Yarn: Bernat Kitchen Cotton

Hook: I used 5.5mm because I crochet REALLY tightly (I always go up at least one hook size).  If you crochet "normally" you could use a 5.0mm hook

Gauge: not important for the pattern

Ch 6, sl st to join

Round 1: sc 8, do not join, place stitch marker (8 stitches)

Round 2: (1sc and 1 tr) in each stitch around (16 stitches), move stitch marker up a row

Round 3: (1sc in first stitch, 2 sc in next stitch) around (24 stitches), move stitch marker up a row

Round 4: (1sc in first, 1 tr in next, 1sc and 1tr into next stitch) around (32 stitches), move stitch marker up a row

Round 5: (1sc in first, 1sc in next, 2sc in next) around, sl st to join, fasten off


----------



## Deedles (Nov 29, 2015)

I like that! How big is it finished? I know size will differ with personal gauge and all that but just a ballpark idea will be good. 

I've been crocheting washcloths to add to my gifts but this looks like it would be quicker as well as perfect for your hand.


----------



## Arimara (Nov 29, 2015)

I'm going to get my sister to make one of these. I cannot crochet to save my life.


----------



## cinnamaldehyde (Dec 2, 2015)

Deedles said:


> I like that! How big is it finished? I know size will differ with personal gauge and all that but just a ballpark idea will be good.



It's about 3" diameter.  Perfect size IMO for a daily, individual face scrubbie.


----------



## cinnamaldehyde (Dec 2, 2015)

Arimara said:


> I cannot crochet to save my life.



I cannot knit to save my life.  And I've tried (and failed) many, many times.


----------



## Arimara (Dec 2, 2015)

cinnamaldehyde said:


> I cannot knit to save my life.  And I've tried (and failed) many, many times.
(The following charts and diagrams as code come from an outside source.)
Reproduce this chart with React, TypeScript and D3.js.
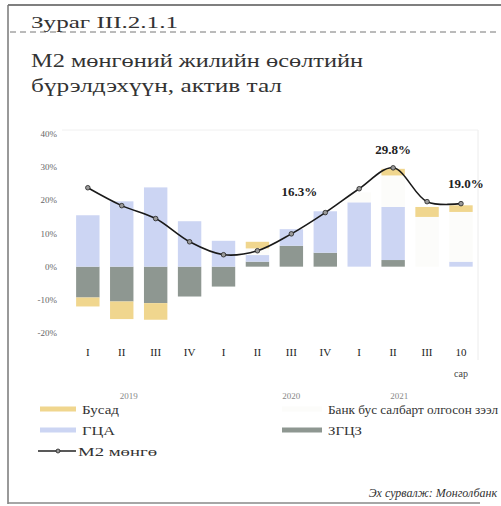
import { useEffect, useRef } from 'react';
import * as d3 from 'd3';

const categories = ['I', 'II', 'III', 'IV', 'I', 'II', 'III', 'IV', 'I', 'II', 'III', '10'];
const years = ['2019', '2020', '2021'];
const zgtsz = [-9.3, -10.5, -11, -9, -6, 1.5, 6.3, 4.2, 0, 2, 0, 0];
const gtsa = [15.5, 19.7, 23.9, 13.7, 7.8, 2, 5, 12.5, 19.4, 16, 0, 1.5];
const bankBus = [0, 0, 0, 0, 0, 2, 0, 0, 3, 9.5, 15, 15];
const busad = [-2.7, -5.3, -5, 0, 0, 2, 0, 0, 0, 2, 3, 2];
const m2 = [23.8, 18.4, 14.5, 7.5, 3.6, 4.8, 9.9, 16.3, 23.5, 29.8, 19.6, 19.0];
const yTicks = [40, 30, 20, 10, 0, -10, -20];

const seriesKeys = ['zgtsz', 'gtsa', 'bankBus', 'busad'];
const colors: Record<string, string> = {
  zgtsz: '#8e9791',
  gtsa: '#ccd5f3',
  bankBus: '#fcfcfa',
  busad: '#f0d68e',
};

const App = () => {
  const ref = useRef<SVGSVGElement>(null!);

  useEffect(() => {
    const svg = d3.select(ref.current);
    svg.selectAll('*').remove();
    const serif = 'Liberation Serif, Times New Roman, serif';

    const x = d3.scaleBand<number>().domain(d3.range(categories.length)).range([65.6, 483.2]).padding(0.31);
    const y = d3.scaleLinear().domain([-20, 40]).range([333, 134]);
    const cx = (i: number) => (x(i) ?? 0) + x.bandwidth() / 2;

    // frame
    svg.append('line').attr('x1', 8).attr('x2', 501).attr('y1', 5).attr('y2', 5).attr('stroke', '#555').attr('stroke-width', 1.5);
    svg.append('line').attr('x1', 8).attr('x2', 8).attr('y1', 5).attr('y2', 504).attr('stroke', '#777').attr('stroke-width', 1.5);
    svg.append('line').attr('x1', 8).attr('x2', 480).attr('y1', 503).attr('y2', 503).attr('stroke', '#888').attr('stroke-width', 1.5);
    svg.append('line').attr('x1', 10).attr('x2', 500).attr('y1', 32).attr('y2', 32).attr('stroke', '#777').attr('stroke-dasharray', '6,4');

    // titles
    svg.append('text').attr('x', 31).attr('y', 28).attr('font-family', serif).attr('font-size', 17).attr('fill', '#333')
      .attr('textLength', 147).attr('lengthAdjust', 'spacingAndGlyphs').text('Зураг III.2.1.1');
    svg.append('text').attr('x', 31).attr('y', 67).attr('font-family', serif).attr('font-size', 19).attr('fill', '#333')
      .attr('textLength', 332).attr('lengthAdjust', 'spacingAndGlyphs').text('М2 мөнгөний жилийн өсөлтийн');
    svg.append('text').attr('x', 31).attr('y', 92).attr('font-family', serif).attr('font-size', 19).attr('fill', '#333')
      .attr('textLength', 251).attr('lengthAdjust', 'spacingAndGlyphs').text('бүрэлдэхүүн, актив тал');

    // plot border (faint)
    svg.append('line').attr('x1', 478).attr('x2', 478).attr('y1', 130).attr('y2', 360).attr('stroke', '#ececec');
    svg.append('line').attr('x1', 62).attr('x2', 478).attr('y1', 130).attr('y2', 130).attr('stroke', '#f0f0f0');

    // y axis labels
    svg.append('g').selectAll('text').data(yTicks).enter().append('text')
      .attr('x', 57).attr('y', d => y(d) + 3).attr('text-anchor', 'end')
      .attr('font-family', serif).attr('font-size', 9).attr('fill', '#666')
      .text(d => `${d}%`);

    // stacked bars
    const rows = categories.map((c, i) => ({ i, zgtsz: zgtsz[i], gtsa: gtsa[i], bankBus: bankBus[i], busad: busad[i] }));
    const stack = d3.stack<any>().keys(seriesKeys).offset(d3.stackOffsetDiverging);
    const layers = stack(rows);
    const g = svg.append('g');
    layers.forEach(layer => {
      g.append('g').attr('fill', colors[layer.key]).selectAll('rect').data(layer).enter().append('rect')
        .attr('x', (d: any) => x(d.data.i) ?? 0)
        .attr('width', x.bandwidth())
        .attr('y', (d: any) => y(Math.max(d[0], d[1])))
        .attr('height', (d: any) => Math.abs(y(d[0]) - y(d[1])));
    });

    // line
    const line = d3.line<number>().x((d, i) => cx(i)).y(d => y(d)).curve(d3.curveCatmullRom.alpha(0.5));
    svg.append('path').datum(m2).attr('d', line).attr('fill', 'none').attr('stroke', '#1a1a1a').attr('stroke-width', 1.6);
    svg.append('g').selectAll('circle').data(m2).enter().append('circle')
      .attr('cx', (d, i) => cx(i)).attr('cy', d => y(d)).attr('r', 2.3)
      .attr('fill', '#999').attr('stroke', '#222').attr('stroke-width', 0.8);

    // data labels
    const labelIdx = [7, 9, 11];
    const labelPos: Record<number, [number, number, string]> = {
      7: [-8, -17, 'end'],
      9: [0, -14, 'middle'],
      11: [5, -16, 'middle'],
    };
    labelIdx.forEach(i => {
      const [dx, dy, anchor] = labelPos[i];
      svg.append('text').attr('x', cx(i) + dx).attr('y', y(m2[i]) + dy)
        .attr('text-anchor', anchor).attr('font-family', serif).attr('font-size', 13).attr('font-weight', 'bold').attr('fill', '#222')
        .text(`${m2[i].toFixed(1)}%`);
    });

    // x labels
    svg.append('g').selectAll('text').data(categories).enter().append('text')
      .attr('x', (d, i) => cx(i)).attr('y', 356).attr('text-anchor', 'middle')
      .attr('font-family', serif).attr('font-size', 11).attr('fill', '#222')
      .text(d => d);
    svg.append('text').attr('x', cx(11)).attr('y', 377).attr('text-anchor', 'middle')
      .attr('font-family', serif).attr('font-size', 10).attr('fill', '#444').text('сар');

    const yearX = [cx(1) + 7, cx(6), cx(9) + 6];
    years.forEach((yr, k) => {
      svg.append('text').attr('x', yearX[k]).attr('y', 399).attr('text-anchor', 'middle')
        .attr('font-family', serif).attr('font-size', 9).attr('fill', '#888').text(yr);
    });

    // legend
    const leg = svg.append('g').attr('font-family', serif).attr('font-size', 13).attr('fill', '#333');
    const swatch = (x1: number, x2: number, yy: number, color: string) =>
      leg.append('line').attr('x1', x1).attr('x2', x2).attr('y1', yy).attr('y2', yy).attr('stroke', color).attr('stroke-width', 5);
    swatch(40, 76, 409, colors.busad);
    leg.append('text').attr('x', 82).attr('y', 414).attr('textLength', 37).attr('lengthAdjust', 'spacingAndGlyphs').text('Бусад');
    swatch(40, 76, 430, colors.gtsa);
    leg.append('text').attr('x', 82).attr('y', 435).attr('textLength', 33).attr('lengthAdjust', 'spacingAndGlyphs').text('ГЦА');
    leg.append('line').attr('x1', 38).attr('x2', 76).attr('y1', 451).attr('y2', 451).attr('stroke', '#222').attr('stroke-width', 1.4);
    leg.append('circle').attr('cx', 58).attr('cy', 451).attr('r', 2).attr('fill', '#999').attr('stroke', '#222').attr('stroke-width', 0.8);
    leg.append('text').attr('x', 78).attr('y', 456).attr('textLength', 79).attr('lengthAdjust', 'spacingAndGlyphs').text('М2 мөнгө');
    swatch(282, 322, 409, colors.bankBus);
    leg.append('text').attr('x', 328).attr('y', 414).attr('textLength', 170).attr('lengthAdjust', 'spacingAndGlyphs').text('Банк бус салбарт олгосон зээл');
    swatch(282, 322, 430, colors.zgtsz);
    leg.append('text').attr('x', 328).attr('y', 435).attr('textLength', 34).attr('lengthAdjust', 'spacingAndGlyphs').text('ЗГЦЗ');

    svg.append('text').attr('x', 497).attr('y', 497).attr('text-anchor', 'end')
      .attr('font-family', serif).attr('font-size', 12).attr('font-style', 'italic').attr('fill', '#333')
      .text('Эх сурвалж: Монголбанк');

    return () => {
      svg.selectAll('*').remove();
    };
  }, []);

  return <svg ref={ref} width={501} height={506} style={{ position: 'absolute', left: 0, top: 0, background: '#fff' }} />;
};

export default App;
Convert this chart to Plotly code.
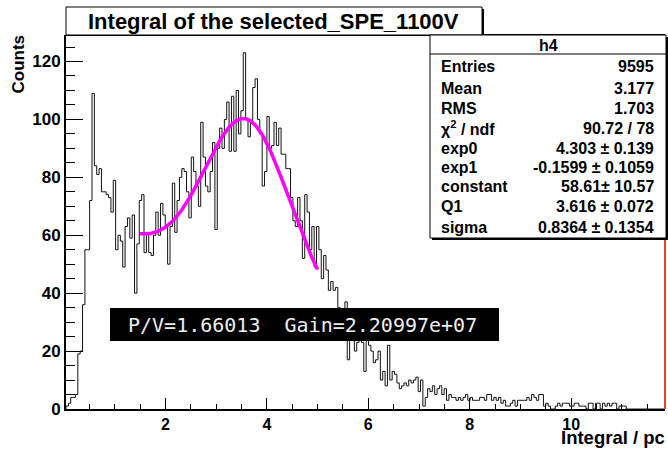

Funny, have you tried loom knitting?


----------



## Susie (Dec 2, 2015)

I loom knit and crochet.  

I use this pattern, among others, to make coasters.


----------



## Deedles (Dec 2, 2015)

cinnamaldehyde said:


> It's about 3" diameter.  Perfect size IMO for a daily, individual face scrubbie.



That IS the perfect size! I'm making a few bath baskets for gifts this year, this will be a neat thing to add.


----------



## kchaystack (Dec 3, 2015)

I wish I had the dexterity and patience to do needle work.  These look very neat.


----------